FIG. 7 is a schematic block diagram of the numerical control system 1 according to a fourth embodiment. In the numerical control system 1 of the present embodiment, the inference machining unit 200, the anomaly determination unit 240, and the inference calculation display unit 250 are implemented in the numerical controller 2, and the extraction pattern storage unit 300, the feature model storage unit 350, or the like are implemented in the machine learning device 3 connected to the numerical controller 2 via a typical interface or network. The machine learning device 3 may be implemented in a cell computer, a fog computer, a cloud server, or a database server. With such a configuration, since the inference process using a feature model that is a process of relatively light load can be performed in the numerical controller 2 and the process of generating/updating a model that is a process of relatively heavy load can be performed in the machine learning device 3, it is possible to operate the numerical control system 1 without interfering with a process of controlling a machine tool performed in the numerical controller 2.

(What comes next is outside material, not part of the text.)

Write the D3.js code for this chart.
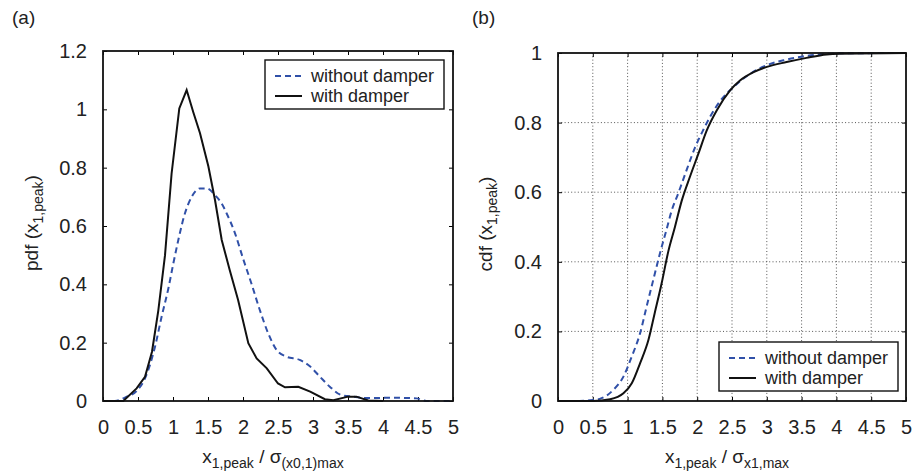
<!DOCTYPE html>
<html>
  <head>
    <meta charset="utf-8">
    <title>pdf / cdf of x1,peak</title>
    <script src="https://d3js.org/d3.v7.min.js"></script>
    <style>
      body { margin: 0; background: #fff; }
      svg { font-family: "Liberation Sans", Arial, sans-serif; }
    </style>
  </head>
  <body>
    <svg id="chart"></svg>
    <script>
      // tick values
      var xTicks = [0, 0.5, 1, 1.5, 2, 2.5, 3, 3.5, 4, 4.5, 5];
      var pdfTicks = [0, 0.2, 0.4, 0.6, 0.8, 1, 1.2];
      var cdfTicks = [0, 0.2, 0.4, 0.6, 0.8, 1];

      // (a) pdf
      var pdfWithout = [[0,0],[0.17,0],[0.34,0.015],[0.48,0.034],[0.6,0.078],[0.743,0.186],[0.838,0.29],
        [0.933,0.385],[1.005,0.472],[1.076,0.552],[1.17,0.643],[1.267,0.70],[1.386,0.729],[1.48,0.729],
        [1.6,0.706],[1.696,0.677],[1.767,0.643],[1.886,0.575],[2.0,0.489],[2.12,0.403],[2.24,0.312],
        [2.36,0.232],[2.48,0.175],[2.62,0.152],[2.81,0.141],[2.96,0.118],[3.1,0.083],[3.24,0.049],
        [3.41,0.02],[3.58,0.015],[3.77,0.01],[4.1,0.011],[4.48,0.009],[4.62,0],[5,0]];
      var pdfWith = [[0,0],[0.29,0],[0.48,0.043],[0.6,0.083],[0.7,0.169],[0.79,0.31],[0.886,0.5],
        [0.98,0.78],[1.09,1.003],[1.195,1.066],[1.29,0.99],[1.386,0.918],[1.505,0.805],[1.6,0.689],
        [1.696,0.552],[1.81,0.449],[1.93,0.346],[2.076,0.198],[2.195,0.146],[2.34,0.112],[2.5,0.06],
        [2.6,0.047],[2.79,0.049],[2.96,0.032],[3.17,0.006],[3.29,0.003],[3.5,0.015],[3.62,0.015],
        [3.79,0.002],[4.0,0]];

      // (b) cdf
      var cdfWithout = [[0,0],[0.31,0],[0.5,0.003],[0.6,0.006],[0.795,0.032],[0.94,0.07],[1.06,0.128],
        [1.18,0.195],[1.274,0.272],[1.37,0.349],[1.466,0.425],[1.56,0.493],[1.63,0.545],[1.73,0.598],
        [1.85,0.665],[1.968,0.728],[2.09,0.78],[2.18,0.815],[2.33,0.862],[2.52,0.902],[2.76,0.94],
        [3.0,0.965],[3.24,0.979],[3.52,0.99],[3.76,0.996],[4.05,0.999],[5,1]];
      var cdfWith = [[0,0],[0.5,0],[0.75,0.005],[0.94,0.022],[1.06,0.051],[1.18,0.109],[1.3,0.176],
        [1.39,0.253],[1.49,0.339],[1.585,0.43],[1.68,0.5],[1.777,0.575],[1.897,0.645],[2.016,0.71],
        [2.136,0.777],[2.28,0.835],[2.47,0.892],[2.615,0.921],[2.81,0.945],[3.0,0.96],[3.285,0.974],
        [3.57,0.986],[3.86,0.996],[4.05,0.998],[5,1]];

      var blue = "#3050a8";
      var fs = 18, tickFs = 20;

      var svg = d3.select("#chart").attr("width", 913).attr("height", 476);

      function panel(opt) {
        var g = svg.append("g");
        var x = d3.scaleLinear().domain([0, 5]).range([opt.left, opt.right]);
        var y = d3.scaleLinear().domain([0, opt.ymax]).range([opt.bottom, opt.top]);

        // dotted grid
        if (opt.grid) {
          g.append("g").selectAll("line").data(xTicks.slice(1, -1)).enter().append("line")
            .attr("x1", function(d) { return x(d); }).attr("x2", function(d) { return x(d); })
            .attr("y1", opt.top).attr("y2", opt.bottom)
            .attr("stroke", "#555").attr("stroke-width", 1).attr("stroke-dasharray", "1,2.3");
          g.append("g").selectAll("line").data(opt.yTicks.slice(1, -1)).enter().append("line")
            .attr("y1", function(d) { return y(d); }).attr("y2", function(d) { return y(d); })
            .attr("x1", opt.left).attr("x2", opt.right)
            .attr("stroke", "#555").attr("stroke-width", 1).attr("stroke-dasharray", "1,2.3");
        }

        var fmt = function(d) { return String(d); };
        var axB = g.append("g").attr("transform", "translate(0," + opt.bottom + ")")
          .call(d3.axisBottom(x).tickValues(xTicks).tickFormat(fmt).tickSizeInner(-4).tickSizeOuter(0).tickPadding(19));
        var axL = g.append("g").attr("transform", "translate(" + opt.left + ",0)")
          .call(d3.axisLeft(y).tickValues(opt.yTicks).tickFormat(fmt).tickSizeInner(-4).tickSizeOuter(0).tickPadding(16));
        var axT = g.append("g").attr("transform", "translate(0," + opt.top + ")")
          .call(d3.axisTop(x).tickValues(xTicks).tickFormat("").tickSizeInner(-4).tickSizeOuter(0));
        var axR = g.append("g").attr("transform", "translate(" + opt.right + ",0)")
          .call(d3.axisRight(y).tickValues(opt.yTicks).tickFormat("").tickSizeInner(-4).tickSizeOuter(0));
        [axB, axL, axT, axR].forEach(function(a) {
          a.select(".domain").remove();
          a.selectAll("line").attr("stroke", "#000").attr("stroke-width", 1);
          a.selectAll("text").attr("font-size", tickFs).attr("fill", "#222")
            .attr("font-family", "'Liberation Sans', Arial, sans-serif");
        });

        // curves
        var line = d3.line().x(function(d) { return x(d[0]); }).y(function(d) { return y(d[1]); });
        g.append("path").datum(opt.without).attr("d", line.curve(d3.curveMonotoneX))
          .attr("fill", "none").attr("stroke", blue).attr("stroke-width", 2).attr("stroke-dasharray", "6,4");
        g.append("path").datum(opt.withD).attr("d", line.curve(opt.blackCurve))
          .attr("fill", "none").attr("stroke", "#111").attr("stroke-width", 2);

        // frame
        g.append("rect").attr("x", opt.left).attr("y", opt.top)
          .attr("width", opt.right - opt.left).attr("height", opt.bottom - opt.top)
          .attr("fill", "none").attr("stroke", "#111").attr("stroke-width", 1.8);

        // legend
        var lg = opt.legend;
        g.append("rect").attr("x", lg.x).attr("y", lg.y).attr("width", 179).attr("height", 49)
          .attr("fill", "#fff").attr("stroke", "#111").attr("stroke-width", 1.4);
        g.append("line").attr("x1", lg.x + 10).attr("x2", lg.x + 37).attr("y1", lg.y + 16).attr("y2", lg.y + 16)
          .attr("stroke", blue).attr("stroke-width", 2).attr("stroke-dasharray", "6,4");
        g.append("line").attr("x1", lg.x + 10).attr("x2", lg.x + 37).attr("y1", lg.y + 36).attr("y2", lg.y + 36)
          .attr("stroke", "#111").attr("stroke-width", 2);
        g.append("text").attr("x", lg.x + 46).attr("y", lg.y + 22).attr("font-size", fs).attr("fill", "#222")
          .text("without damper");
        g.append("text").attr("x", lg.x + 46).attr("y", lg.y + 42).attr("font-size", fs).attr("fill", "#222")
          .text("with damper");

        // panel tag
        g.append("text").attr("x", opt.tagX).attr("y", 24).attr("font-size", 19).attr("fill", "#222").text(opt.tag);

        // y label
        var yl = g.append("text").attr("font-size", 19).attr("fill", "#222").attr("text-anchor", "middle")
          .attr("transform", "translate(" + opt.ylabX + "," + ((opt.top + opt.bottom) / 2 - 3) + ") rotate(-90)");
        yl.append("tspan").text(opt.yname + " (x");
        yl.append("tspan").attr("font-size", 14).attr("dy", 5).text("1,peak");
        yl.append("tspan").attr("dy", -5).text(")");

        // x label
        var xl = g.append("text").attr("font-size", 19).attr("fill", "#222").attr("text-anchor", "middle")
          .attr("x", (opt.left + opt.right) / 2 - 5).attr("y", 463);
        xl.append("tspan").text("x");
        xl.append("tspan").attr("font-size", 14).attr("dy", 5).text("1,peak");
        xl.append("tspan").attr("dy", -5).text(" / σ");
        xl.append("tspan").attr("font-size", 14).attr("dy", 5).text(opt.sigmaSub);
      }

      panel({
        left: 103, right: 453, top: 51, bottom: 401, ymax: 1.2, yTicks: pdfTicks,
        grid: false, without: pdfWithout, withD: pdfWith, blackCurve: d3.curveLinear,
        legend: {x: 265, y: 60}, tag: "(a)", tagX: 12, yname: "pdf", ylabX: 38,
        sigmaSub: "(x0,1)max"
      });
      panel({
        left: 558, right: 906, top: 53, bottom: 401, ymax: 1, yTicks: cdfTicks,
        grid: true, without: cdfWithout, withD: cdfWith, blackCurve: d3.curveMonotoneX,
        legend: {x: 719, y: 342}, tag: "(b)", tagX: 472, yname: "cdf", ylabX: 492,
        sigmaSub: "x1,max"
      });
    </script>
  </body>
</html>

FIG. 8 is a schematic block diagram of the numerical control system 1 according to a fifth embodiment. In the numerical control system 1 of the present embodiment, all the function blocks are implemented in a single component of the numerical controller 2. Note that, in the numerical control system 1 of the present embodiment, it is assumed that a plurality of extraction patterns and a plurality of feature models associated with combinations of contexts in respective machining operations are already stored in the extraction pattern storage unit 300 and the feature model storage unit 350 and no generation/update is performed on the extraction pattern or the feature model, and accordingly the configuration of the extraction pattern generation unit 220 and the feature model generation unit 230 is omitted. Such a configuration enables the numerical control system 1 of the present embodiment to determine the operation state of a machine tool by using an extraction pattern or a feature model that may differ in accordance with the context such as the type of a tool attached to the machine tool controlled by the numerical controller 2, the material of a work, or the like, for example. Further, since unauthorized update of the extraction pattern or the feature model would not be performed, the above configuration can be employed for the configuration of the numerical controller 2 shipped to a customer, for example.

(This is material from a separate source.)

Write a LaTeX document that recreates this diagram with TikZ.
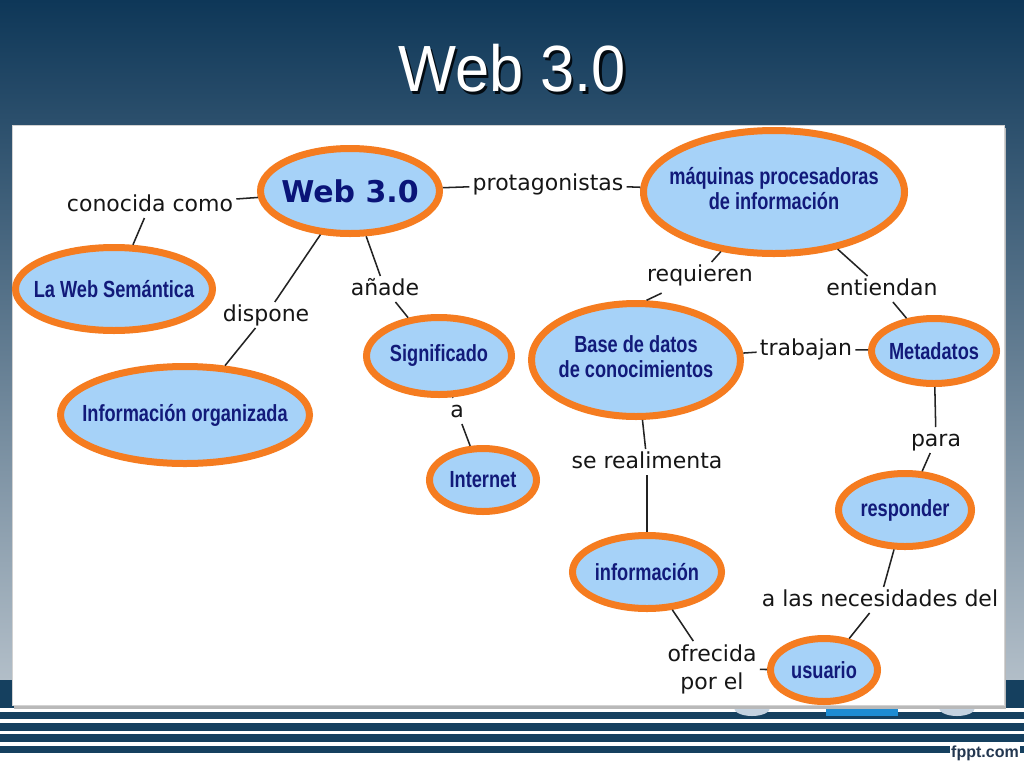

While the embodiments of the present invention have been described above, the present invention is not limited to only the examples in the embodiments described above and can be implemented in various forms by adding an appropriate change.

Claims

1. A numerical control system that determines an operation state of a machine tool, the numerical control system comprising:

a context acquisition unit that acquires a context in a machining operation of the machine tool;

a state amount detection unit that determines a state amount related to an operation state of the machine tool;

a state data extraction unit that extracts state data from the state amount by using an extraction pattern based on the context in the machining operation acquired by the context acquisition unit;

a feature amount creation unit that creates a feature amount featuring the operation state of the machine tool from the state data;

an inference calculation unit that calculates an evaluation value of the operation state of the machine tool based on the feature amount; and

an anomaly determination unit that determines the operation state of the machine tool based on a calculation result from the inference calculation unit.

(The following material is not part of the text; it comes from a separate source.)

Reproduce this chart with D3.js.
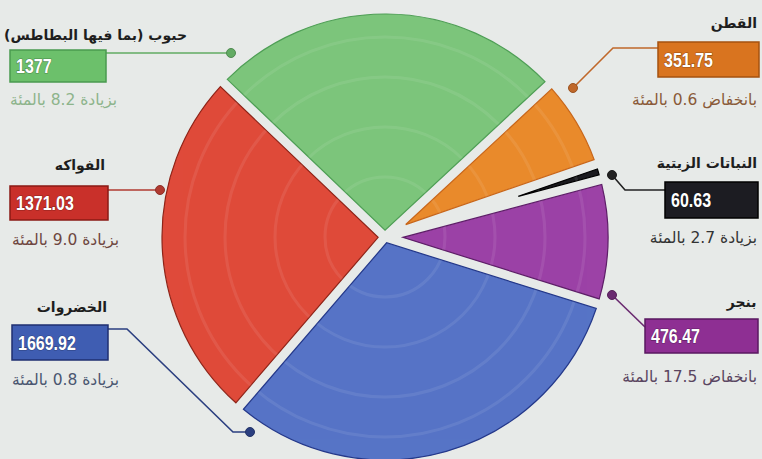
<!DOCTYPE html>
<html><head><meta charset="utf-8">
<script src="https://cdn.jsdelivr.net/npm/d3@7"></script>
<style>
html,body{margin:0;padding:0;background:#e7eae8;}
svg{display:block;}
</style></head>
<body>
<svg id="chart" width="762" height="459"></svg>
<script>
// ---- data ----
const categories = ["حبوب (بما فيها البطاطس)", "القطن", "النباتات الزيتية", "بنجر", "الخضروات", "الفواكه"];
const values = [1377, 351.75, 60.63, 476.47, 1669.92, 1371.03];
const valueLabels = ["1377", "351.75", "60.63", "476.47", "1669.92", "1371.03"];
const changeLabels = ["بزيادة 8.2 بالمئة", "بانخفاض 0.6 بالمئة", "بزيادة 2.7 بالمئة", "بانخفاض 17.5 بالمئة", "بزيادة 0.8 بالمئة", "بزيادة 9.0 بالمئة"];

// ---- styles ----
const fills   = ["#7cc57b", "#e98a2c", "#1b1b1f", "#9c42a6", "#5674c6", "#df4a3a"];
const strokes = ["#4e9e55", "#c8661a", "#000000", "#5e1f68", "#24388a", "#8e2418"];
const boxFill = ["#6cc06b", "#d9741f", "#1c1c22", "#8e2f93", "#3f5db2", "#c9302a"];
const boxEdge = ["#4a9a4f", "#a5520f", "#000000", "#5a1960", "#1f2f70", "#8a1a15"];
const lineCol = ["#62ab63", "#c0682a", "#222222", "#6a2a70", "#2b3f80", "#b03a30"];
const subCol  = ["#8db48b", "#8a5a38", "#333333", "#5a4560", "#4a5670", "#6e4640"];

// ---- layout of annotations ----
const layout = [
  {title:{x:187,y:40}, box:{x:10,y:50,w:96,h:32}, sub:{x:10,y:105,align:"left"}, leader:[[106,53],[231,53]]},
  {title:{x:757,y:28}, box:{x:658,y:42,w:101,h:35}, sub:{x:757,y:105,align:"right"}, leader:[[658,48],[613,48],[573,88]]},
  {title:{x:757,y:168}, box:{x:665,y:182,w:93,h:36}, sub:{x:757,y:243,align:"right"}, leader:[[665,190],[625,190],[612,175]]},
  {title:{x:757,y:307}, box:{x:645,y:319,w:113,h:34}, sub:{x:757,y:382,align:"right"}, leader:[[645,327],[612,295]]},
  {title:{x:107,y:312}, box:{x:12,y:325,w:96,h:35}, sub:{x:12,y:385,align:"left"}, leader:[[108,329],[127,329],[233,432],[250,432]]},
  {title:{x:105,y:170}, box:{x:10,y:186,w:98,h:34}, sub:{x:12,y:245,align:"left"}, leader:[[108,190],[160,190]]}
];

const svg = d3.select("#chart");
const cx = 385, cy = 237, R = 223, gap = 10;

const data = categories.map((c,i)=>({cat:c, value:values[i], i}));
const start = -46.3 * Math.PI/180;
const pie = d3.pie().sort(null).value(d=>d.value).startAngle(start).endAngle(start + 2*Math.PI);
const arcs = pie(data);

const g = svg.append("g").attr("transform", `translate(${cx},${cy})`);
const arcGen = d3.arc()
  .outerRadius(R)
  .innerRadius(d => (gap/2) / Math.sin((d.endAngle - d.startAngle)/2) - 0.01)
  .padRadius(R)
  .padAngle(gap / R);

g.selectAll("path.slice").data(arcs).enter().append("path")
  .attr("class","slice")
  .attr("d", arcGen)
  .attr("fill", d => fills[d.index])
  .attr("stroke", d => strokes[d.index])
  .attr("stroke-width", 1.2);

// subtle texture rings
const defs = svg.append("defs");
const cp = defs.append("clipPath").attr("id","pieclip");
cp.selectAll("path").data(arcs).enter().append("path").attr("d", arcGen);
const tex = g.append("g").attr("opacity",0.08).attr("pointer-events","none").attr("clip-path","url(#pieclip)");
[60, 110, 160, 200].forEach(r=>{
  tex.append("circle").attr("r", r).attr("fill","none").attr("stroke","#ffffff").attr("stroke-width",3);
});

// ---- annotations ----
const ann = svg.append("g");
data.forEach((d,i)=>{
  const L = layout[i];
  // leader line
  ann.append("path")
    .attr("d", d3.line()(L.leader))
    .attr("fill","none").attr("stroke", lineCol[i]).attr("stroke-width",1.6);
  const end = L.leader[L.leader.length-1];
  ann.append("circle").attr("cx", end[0]).attr("cy", end[1]).attr("r", 4.5)
    .attr("fill", lineCol[i]).attr("stroke", d3.color(lineCol[i]).darker(0.6)).attr("stroke-width",1);

  // box
  ann.append("rect").attr("x", L.box.x).attr("y", L.box.y).attr("width", L.box.w).attr("height", L.box.h)
    .attr("fill", boxFill[i]).attr("stroke", boxEdge[i]).attr("stroke-width",1.5);
  const tx = L.box.x + 6, ty = L.box.y + L.box.h/2 + 7;
  ann.append("text")
    .attr("transform", `translate(${tx},${ty}) scale(0.8,1)`)
    .attr("font-family", "'Liberation Sans','Arimo',sans-serif")
    .attr("font-weight", "bold").attr("font-size", 20)
    .attr("fill", "#ffffff")
    .style("paint-order","stroke").attr("stroke","rgba(0,0,0,0.35)").attr("stroke-width",1.2)
    .text(valueLabels[i]);

  // title (right edge at title.x)
  const t = ann.append("text")
    .attr("direction","rtl").attr("text-anchor","middle")
    .attr("font-family","'DejaVu Sans',sans-serif").attr("font-weight","bold").attr("font-size",14)
    .attr("fill","#1e1e1e").attr("y", L.title.y).attr("x", 0)
    .text(d.cat);
  const tw = t.node().getBBox().width;
  t.attr("x", L.title.x - tw/2);

  // change label
  const s = ann.append("text")
    .attr("direction","rtl").attr("text-anchor","middle")
    .attr("font-family","'DejaVu Sans',sans-serif").attr("font-size",15.5)
    .attr("fill", subCol[i]).attr("y", L.sub.y).attr("x", 0)
    .text(changeLabels[i]);
  const sw = s.node().getBBox().width;
  s.attr("x", L.sub.align === "left" ? L.sub.x + sw/2 : L.sub.x - sw/2);
});
</script>
</body></html>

2. The numerical control system according to claim 1, further comprising an extraction pattern storage unit that stores a plurality of extraction patterns associated with the context in the machining operation of the machine tool, respectively,

wherein the state data extraction unit extracts state data from the state amount by using an extraction pattern selected from the extraction pattern storage unit based on the context in the machining operation acquired by the context acquisition unit.